- Directions: Quote the listing below in its entirety, omitting every image.

- Material provided:
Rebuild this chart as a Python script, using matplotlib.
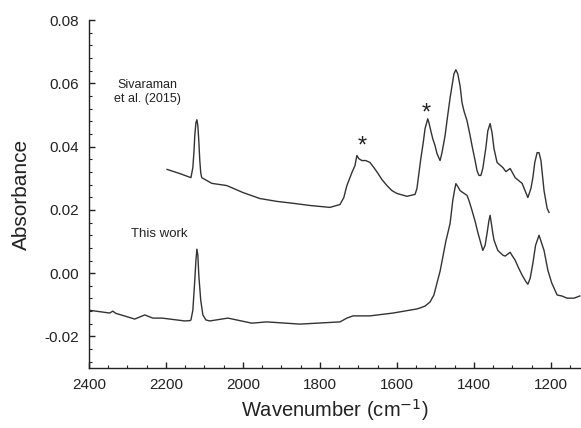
import matplotlib
matplotlib.use("Agg")
import matplotlib.pyplot as plt
from matplotlib.ticker import MultipleLocator

plt.rcParams['font.family'] = ['Liberation Sans', 'DejaVu Sans']

# "This work" spectrum (wavenumber, absorbance)
this_wn = [2400, 2346, 2338, 2330, 2281, 2255, 2234, 2210, 2151, 2138, 2135, 2130,
           2125, 2122, 2119.5, 2117, 2114.6, 2109.6, 2104, 2096, 2086, 2039, 1977,
           1938, 1852, 1748, 1730, 1714, 1670, 1610, 1548, 1540, 1527, 1514, 1504,
           1496, 1488, 1481, 1473, 1462, 1455, 1449.5, 1447, 1442, 1436, 1429, 1418,
           1413, 1405, 1397, 1390, 1382, 1377, 1371, 1366, 1361, 1358, 1356, 1351,
           1348, 1343, 1338, 1325, 1319, 1306, 1300, 1293, 1285, 1275, 1266, 1260,
           1254, 1247, 1240, 1231, 1225, 1218, 1208, 1198, 1184, 1172, 1158, 1140,
           1125]
this_abs = [-0.0117, -0.0126, -0.0120, -0.0127, -0.0145, -0.0132, -0.0142, -0.0142,
            -0.0151, -0.0150, -0.0148, -0.0117, -0.0022, 0.0041, 0.0076, 0.0057,
            -0.0006, -0.0085, -0.0132, -0.0148, -0.0151, -0.0142, -0.0158, -0.0154,
            -0.0161, -0.0154, -0.0142, -0.0135, -0.0135, -0.0126, -0.0113, -0.0110,
            -0.0104, -0.0091, -0.0069, -0.0031, 0.0006, 0.0050, 0.0101, 0.0157,
            0.0230, 0.0268, 0.0283, 0.0274, 0.0261, 0.0255, 0.0246, 0.0230, 0.0198,
            0.0164, 0.0129, 0.0094, 0.0072, 0.0088, 0.0126, 0.0167, 0.0183, 0.0167,
            0.0126, 0.0105, 0.0088, 0.0072, 0.0057, 0.0054, 0.0066, 0.0054, 0.0041,
            0.0019, -0.0006, -0.0025, -0.0035, -0.0016, 0.0031, 0.0088, 0.0120,
            0.0098, 0.0072, 0.0009, -0.0031, -0.0069, -0.0072, -0.0079, -0.0079,
            -0.0072]

# Sivaraman et al. (2015) spectrum
siv_wn = [2197, 2164, 2135, 2130, 2127, 2125, 2122, 2119.5, 2117, 2114.6, 2112,
          2109.6, 2107, 2081, 2042, 2000, 1956, 1912, 1870, 1826, 1774, 1748, 1738,
          1730, 1722, 1717, 1709, 1704, 1699, 1691, 1681, 1670, 1660, 1649, 1639,
          1626, 1613, 1600, 1574, 1553, 1548, 1543, 1538, 1532, 1527, 1520, 1517,
          1512, 1507, 1501, 1496, 1488, 1483, 1475, 1470, 1462, 1457, 1452, 1447,
          1442, 1436, 1431, 1426, 1418, 1410, 1405, 1397, 1392, 1387, 1382, 1377,
          1369, 1364, 1358, 1353, 1348, 1340, 1325, 1317, 1306, 1293, 1275, 1260,
          1252, 1247, 1242, 1236, 1231, 1226, 1218, 1210, 1205]
siv_abs = [0.0328, 0.0315, 0.0302, 0.0334, 0.0387, 0.0435, 0.0476, 0.0485, 0.0466,
           0.0419, 0.0356, 0.0318, 0.0302, 0.0284, 0.0277, 0.0255, 0.0236, 0.0227,
           0.0221, 0.0214, 0.0208, 0.0217, 0.0239, 0.0277, 0.0302, 0.0318, 0.0340,
           0.0372, 0.0362, 0.0356, 0.0356, 0.0350, 0.0334, 0.0315, 0.0296, 0.0277,
           0.0261, 0.0252, 0.0243, 0.0249, 0.0268, 0.0315, 0.0362, 0.0410, 0.0457,
           0.0488, 0.0476, 0.0450, 0.0425, 0.0403, 0.0378, 0.0356, 0.0381, 0.0435,
           0.0482, 0.0554, 0.0592, 0.0630, 0.0643, 0.0630, 0.0592, 0.0539, 0.0513,
           0.0482, 0.0435, 0.0403, 0.0356, 0.0324, 0.0309, 0.0309, 0.0331, 0.0397,
           0.0450, 0.0473, 0.0444, 0.0394, 0.0350, 0.0334, 0.0321, 0.0331, 0.0302,
           0.0284, 0.0239, 0.0268, 0.0302, 0.0350, 0.0381, 0.0381, 0.0356, 0.0261,
           0.0205, 0.0192]

x_ticks = [2400, 2200, 2000, 1800, 1600, 1400, 1200]
y_ticks = [-0.02, 0.00, 0.02, 0.04, 0.06, 0.08]
y_tick_labels = ["-0.02", "0.00", "0.02", "0.04", "0.06", "0.08"]

fig = plt.figure(figsize=(5.81, 4.28), dpi=100)
ax = fig.add_axes([0.153, 0.140, 0.847, 0.813])

line_color = '#333333'
ax.plot(this_wn, this_abs, color=line_color, lw=1.0)
ax.plot(siv_wn, siv_abs, color=line_color, lw=1.0)

ax.set_xlim(2400, 1122)
ax.set_ylim(-0.03, 0.08)
ax.set_xticks(x_ticks)
ax.set_yticks(y_ticks)
ax.set_yticklabels(y_tick_labels)
ax.xaxis.set_minor_locator(MultipleLocator(50))
ax.yaxis.set_minor_locator(MultipleLocator(0.004))

for s in ['top', 'right']:
    ax.spines[s].set_visible(False)
for s in ['left', 'bottom']:
    ax.spines[s].set_linewidth(1.0)
    ax.spines[s].set_color('#222222')

ax.tick_params(which='major', direction='in', length=4, width=1, labelsize=11,
               colors='#222222', pad=7)
ax.tick_params(which='minor', direction='in', length=2.5, width=0.8, colors='#222222')

ax.set_xlabel('Wavenumber (cm$^{-1}$)', fontsize=14.5, color='#222222', labelpad=4)
ax.set_ylabel('Absorbance', fontsize=15, color='#222222', labelpad=10)

ax.text(2247, 0.0573, 'Sivaraman\net al. (2015)', ha='center', va='center',
        fontsize=9, color='#222222', linespacing=1.15)
ax.text(2216, 0.0123, 'This work', ha='center', va='center', fontsize=9.5,
        color='#222222')
ax.text(1691, 0.0400, '*', ha='center', va='center', fontsize=17, color='#222222')
ax.text(1525, 0.0505, '*', ha='center', va='center', fontsize=17, color='#222222')

fig.savefig('out.png', dpi=100)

- Answer for the task:
Rebuild this chart as a Python script, using matplotlib.
import matplotlib
matplotlib.use("Agg")
import matplotlib.pyplot as plt
from matplotlib.ticker import MultipleLocator

plt.rcParams['font.family'] = ['Liberation Sans', 'DejaVu Sans']

# "This work" spectrum (wavenumber, absorbance)
this_wn = [2400, 2346, 2338, 2330, 2281, 2255, 2234, 2210, 2151, 2138, 2135, 2130,
           2125, 2122, 2119.5, 2117, 2114.6, 2109.6, 2104, 2096, 2086, 2039, 1977,
           1938, 1852, 1748, 1730, 1714, 1670, 1610, 1548, 1540, 1527, 1514, 1504,
           1496, 1488, 1481, 1473, 1462, 1455, 1449.5, 1447, 1442, 1436, 1429, 1418,
           1413, 1405, 1397, 1390, 1382, 1377, 1371, 1366, 1361, 1358, 1356, 1351,
           1348, 1343, 1338, 1325, 1319, 1306, 1300, 1293, 1285, 1275, 1266, 1260,
           1254, 1247, 1240, 1231, 1225, 1218, 1208, 1198, 1184, 1172, 1158, 1140,
           1125]
this_abs = [-0.0117, -0.0126, -0.0120, -0.0127, -0.0145, -0.0132, -0.0142, -0.0142,
            -0.0151, -0.0150, -0.0148, -0.0117, -0.0022, 0.0041, 0.0076, 0.0057,
            -0.0006, -0.0085, -0.0132, -0.0148, -0.0151, -0.0142, -0.0158, -0.0154,
            -0.0161, -0.0154, -0.0142, -0.0135, -0.0135, -0.0126, -0.0113, -0.0110,
            -0.0104, -0.0091, -0.0069, -0.0031, 0.0006, 0.0050, 0.0101, 0.0157,
            0.0230, 0.0268, 0.0283, 0.0274, 0.0261, 0.0255, 0.0246, 0.0230, 0.0198,
            0.0164, 0.0129, 0.0094, 0.0072, 0.0088, 0.0126, 0.0167, 0.0183, 0.0167,
            0.0126, 0.0105, 0.0088, 0.0072, 0.0057, 0.0054, 0.0066, 0.0054, 0.0041,
            0.0019, -0.0006, -0.0025, -0.0035, -0.0016, 0.0031, 0.0088, 0.0120,
            0.0098, 0.0072, 0.0009, -0.0031, -0.0069, -0.0072, -0.0079, -0.0079,
            -0.0072]

# Sivaraman et al. (2015) spectrum
siv_wn = [2197, 2164, 2135, 2130, 2127, 2125, 2122, 2119.5, 2117, 2114.6, 2112,
          2109.6, 2107, 2081, 2042, 2000, 1956, 1912, 1870, 1826, 1774, 1748, 1738,
          1730, 1722, 1717, 1709, 1704, 1699, 1691, 1681, 1670, 1660, 1649, 1639,
          1626, 1613, 1600, 1574, 1553, 1548, 1543, 1538, 1532, 1527, 1520, 1517,
          1512, 1507, 1501, 1496, 1488, 1483, 1475, 1470, 1462, 1457, 1452, 1447,
          1442, 1436, 1431, 1426, 1418, 1410, 1405, 1397, 1392, 1387, 1382, 1377,
          1369, 1364, 1358, 1353, 1348, 1340, 1325, 1317, 1306, 1293, 1275, 1260,
          1252, 1247, 1242, 1236, 1231, 1226, 1218, 1210, 1205]
siv_abs = [0.0328, 0.0315, 0.0302, 0.0334, 0.0387, 0.0435, 0.0476, 0.0485, 0.0466,
           0.0419, 0.0356, 0.0318, 0.0302, 0.0284, 0.0277, 0.0255, 0.0236, 0.0227,
           0.0221, 0.0214, 0.0208, 0.0217, 0.0239, 0.0277, 0.0302, 0.0318, 0.0340,
           0.0372, 0.0362, 0.0356, 0.0356, 0.0350, 0.0334, 0.0315, 0.0296, 0.0277,
           0.0261, 0.0252, 0.0243, 0.0249, 0.0268, 0.0315, 0.0362, 0.0410, 0.0457,
           0.0488, 0.0476, 0.0450, 0.0425, 0.0403, 0.0378, 0.0356, 0.0381, 0.0435,
           0.0482, 0.0554, 0.0592, 0.0630, 0.0643, 0.0630, 0.0592, 0.0539, 0.0513,
           0.0482, 0.0435, 0.0403, 0.0356, 0.0324, 0.0309, 0.0309, 0.0331, 0.0397,
           0.0450, 0.0473, 0.0444, 0.0394, 0.0350, 0.0334, 0.0321, 0.0331, 0.0302,
           0.0284, 0.0239, 0.0268, 0.0302, 0.0350, 0.0381, 0.0381, 0.0356, 0.0261,
           0.0205, 0.0192]

x_ticks = [2400, 2200, 2000, 1800, 1600, 1400, 1200]
y_ticks = [-0.02, 0.00, 0.02, 0.04, 0.06, 0.08]
y_tick_labels = ["-0.02", "0.00", "0.02", "0.04", "0.06", "0.08"]

fig = plt.figure(figsize=(5.81, 4.28), dpi=100)
ax = fig.add_axes([0.153, 0.140, 0.847, 0.813])

line_color = '#333333'
ax.plot(this_wn, this_abs, color=line_color, lw=1.0)
ax.plot(siv_wn, siv_abs, color=line_color, lw=1.0)

ax.set_xlim(2400, 1122)
ax.set_ylim(-0.03, 0.08)
ax.set_xticks(x_ticks)
ax.set_yticks(y_ticks)
ax.set_yticklabels(y_tick_labels)
ax.xaxis.set_minor_locator(MultipleLocator(50))
ax.yaxis.set_minor_locator(MultipleLocator(0.004))

for s in ['top', 'right']:
    ax.spines[s].set_visible(False)
for s in ['left', 'bottom']:
    ax.spines[s].set_linewidth(1.0)
    ax.spines[s].set_color('#222222')

ax.tick_params(which='major', direction='in', length=4, width=1, labelsize=11,
               colors='#222222', pad=7)
ax.tick_params(which='minor', direction='in', length=2.5, width=0.8, colors='#222222')

ax.set_xlabel('Wavenumber (cm$^{-1}$)', fontsize=14.5, color='#222222', labelpad=4)
ax.set_ylabel('Absorbance', fontsize=15, color='#222222', labelpad=10)

ax.text(2247, 0.0573, 'Sivaraman\net al. (2015)', ha='center', va='center',
        fontsize=9, color='#222222', linespacing=1.15)
ax.text(2216, 0.0123, 'This work', ha='center', va='center', fontsize=9.5,
        color='#222222')
ax.text(1691, 0.0400, '*', ha='center', va='center', fontsize=17, color='#222222')
ax.text(1525, 0.0505, '*', ha='center', va='center', fontsize=17, color='#222222')

fig.savefig('out.png', dpi=100)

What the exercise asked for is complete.